Just peace, quiet. Choice and sanity.

But I miss the chaos.

And I can’t wait until it returns.


Note to readers:  My family flew to see relatives Tuesday.  I will be joining them this coming weekend.


Slice of Life Challenge day 7 #sol18

Chinese numerology . . .

Chinese Numerology

That table? I thought, feeling a smile cross my face.  As we’d entered the restaurant, my family and I had been greeted by a server who had ushered us to the back.  There, a long table, covered in simple white cloth, elegantly sat, set for our arrival. White napkins folded.  Water glasses already poured.  A reservation. A handful of times we have dined at “The Village,” but never have we been seated at this table; for this, the big table, hosted the larger parties of, say, twelve.  This was the Event Table.  And tonight we were The Event.

Moving around to the back of the beautiful Event Table, I watched as my wife helped my daughters select their seats.  Behind us, our good friend and her son excitedly shuffled in out of the cold and joined us.  Two more friends joined behind them.

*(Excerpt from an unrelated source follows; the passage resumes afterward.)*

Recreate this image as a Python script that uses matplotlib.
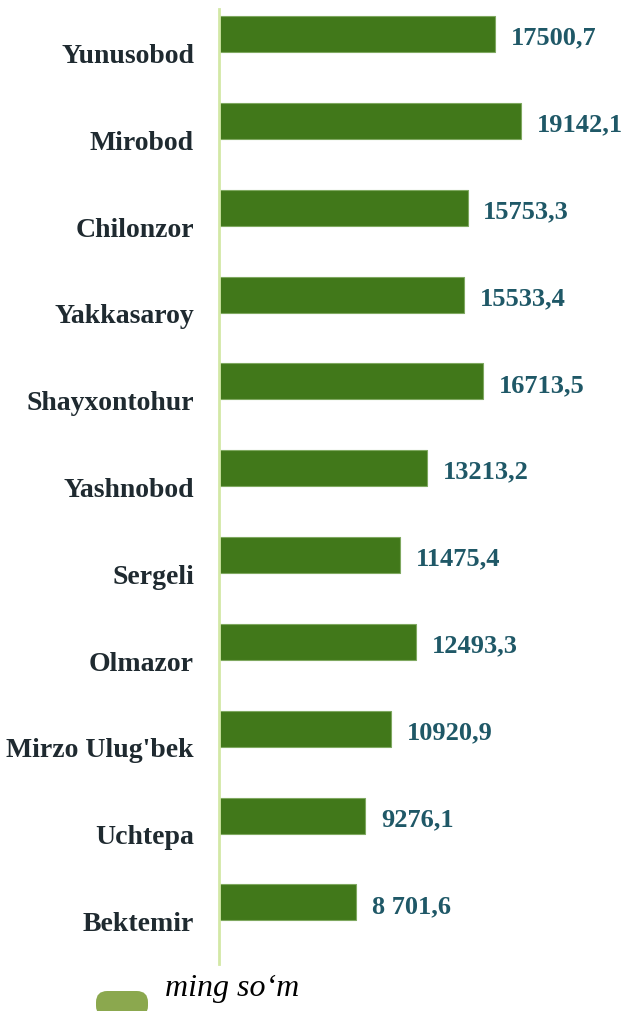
import matplotlib
matplotlib.use("Agg")
import matplotlib.pyplot as plt
from matplotlib.patches import FancyBboxPatch

districts = ["Yunusobod", "Mirobod", "Chilonzor", "Yakkasaroy", "Shayxontohur",
             "Yashnobod", "Sergeli", "Olmazor", "Mirzo Ulug'bek", "Uchtepa", "Bektemir"]
values = [17500.7, 19142.1, 15753.3, 15533.4, 16713.5, 13213.2, 11475.4,
          12493.3, 10920.9, 9276.1, 8701.6]
value_labels = ["17500,7", "19142,1", "15753,3", "15533,4", "16713,5", "13213,2",
                "11475,4", "12493,3", "10920,9", "9276,1", "8 701,6"]
legend_label = "ming so\u2018m"

plt.rcParams['font.family'] = ['Liberation Serif', 'DejaVu Serif']

W, H = 625, 1012
fig = plt.figure(figsize=(W / 100, H / 100), dpi=100)
ax = fig.add_axes([219 / W, 1 - 965 / H, 1 - 219 / W, (965 - 10) / H])

ypos = list(range(len(districts)))
offset = -0.21
ax.barh([y + offset for y in ypos], values, height=0.415, color="#41781A",
        edgecolor="#7FA860", linewidth=0.8)

for y, v, lab in zip(ypos, values, value_labels):
    ax.text(v + 1000, y + offset + 0.035, lab, va="center", ha="left", fontsize=19,
            fontweight="bold", color="#1F5867")

ax.set_ylim(len(districts) - 0.5, -0.5)
ax.set_xlim(0, 25730)
ax.set_yticks(ypos)
ax.set_yticklabels(districts, fontsize=20, fontweight="bold", color="#1F2A30")
ax.tick_params(axis="y", length=0, pad=18)
ax.set_xticks([])
for s in ["top", "right", "bottom"]:
    ax.spines[s].set_visible(False)
ax.spines["left"].set_color("#D3E8A6")
ax.spines["left"].set_linewidth(2)

# legend
patch = FancyBboxPatch((96 / W, 1 - 1018 / H), 52 / W, 26 / H,
                       boxstyle="round,pad=0,rounding_size=0.018",
                       transform=fig.transFigure, facecolor="#8BA84E",
                       edgecolor="none", mutation_aspect=W / H)
fig.patches.append(patch)
fig.text(165 / W, 1 - 989 / H, legend_label, fontsize=23, style="italic",
         color="black", va="center", ha="left")

fig.savefig("out.png", dpi=100)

“Happy Birthday!” one friend chirped, handing me a bottle-shaped gift adorned in sparkly foil wrap.  I thanked her, so kind.  “You know,” she began, “in Chinese numerology, the number four is bad luck.”  A little confused, I mentally scrambled to catch up.  I knew this line of conversation was going somewhere, but hadn’t yet grasped where.  “In fact, people who are strong believers in Chinese numerology will not even consider purchasing a house if the number four is in the address.  Not even if the house address is, say 13… because three plus one equals four.  The number four is just bad luck.  It’s bad.”  Nodding, I leaned in.  She was serious, and  I really wanted to get this.  But I still wasn’t there.

Smiling at me, my friend continued, “And so, you are leaving your forties.  You are no longer going to be living in a decade with a constant four in your age.  So…Happy fiftieth!  Cheers!”  All the adults lifted their glasses.

Ah, got it.

Reflecting, I thought: Wow, I’m sitting at the Event Table.  And now this.  Gazing at the menu through my new spectacles, I realized I may have a lot to look forward to this decade.